DNB reopens AT1 post-DB part II with $750m

DNB attracted over $5bn of demand and 350 accounts to a $750m perpetual non-call 2022 Additional Tier 1 transaction on 11 October that was the first AT1 benchmark in dollars or euros in over a month and the first since renewed concerns around Deutsche Bank had hit sentiment.

Thor Tellefsen

Only two benchmark AT1 transactions had been launched in either dollars or euros since the summer break, with Barclays having issued a $1.5bn deal on 24 August and Société Générale $1.5bn on 6 September.
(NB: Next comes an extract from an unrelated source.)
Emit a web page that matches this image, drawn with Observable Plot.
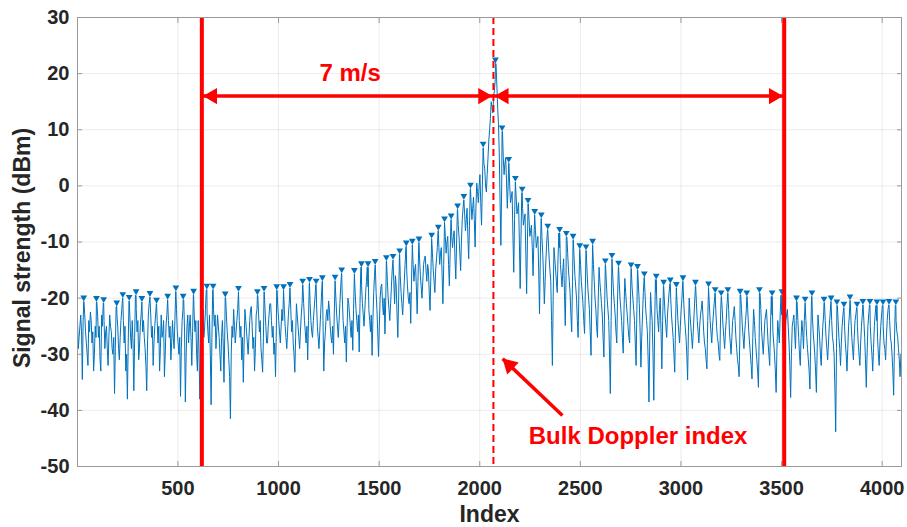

DNB had indicated at the start of the year that it planned to approach the market with a new AT1 transaction in 2016 to fill up its 1.5% bucket, but market conditions had earlier in the year not proven accommodating, according to Thor Tellefsen, head of long term funding at the Norwegian bank (pictured).

“Deutsche Bank upset the whole market in springtime,” he said, “then there was a small rally in the summer, but then Deutsche came and upset it again. So it was a question of being prepared and ready to go, and after the market calmed down after the second Deutsche upset we decided to go to the market.

“There were a lot of unforeseen things that could have happened in the latter part of the year — the presidential elections, Fed and ECB meetings, etc — so it was a good idea to get it done. And in the end we thought it was a great outcome.”

Leads Bank of America Merrill Lynch, DNB, Goldman Sachs, Nomura and UBS went out with initial price thoughts of the high 6s before moving to guidance of 6.5%-6.625%, will price in range, and ultimately set the level at 6.5%. The order book totalled $5.2bn, comprising around 350 investors, against a deal size of $750m (Eu706m, Nkr6.42bn), which Tellefsen said is the amount DNB needed to fill its 1.5% AT1 bucket.

“It came out at a very good level,” he said. “Since the last AT1 transactions the market had been quite turbulent, so this transaction represented something of a reopening of the market and the price visibility wasn’t that great.”

“It traded very well and continued to tighten,” he added, “which is probably not surprising with an order book of $5.2bn for a $750m issue. It was very encouraging that there were more than 350 different investors in the book.”

Dollars were chosen for two reasons, according to Tellefsen.

“The main reason is that we need dollars more than we need euros, because dollars suits our balance sheet better and gives us a hedge versus Norwegian krone/dollar movement,” he said. “The second thing is simply the after-swap cost: the cost of the dollar transaction was significantly lower than a euro transaction would have been.”

Outstanding DNB AT1 were caught up in previous bouts of volatility partly because of headlines around the oil price — something the Norwegian issuer discussed in marketing ahead of the new issue.

“It was of course important for us to give an update on the Norwegian economy and show the market that in spite of the oil price drop Norway is still doing much better than most countries in Europe,” said Tellefsen. “Norway still has one of the lowest unemployment levels, is still one of the few countries to run a budget surplus, and our oil fund is actually still increasing — although not as fast as previously.

“And the fact that we still have a central bank rate of +0.5% should also tell you something about the Norwegian economy.”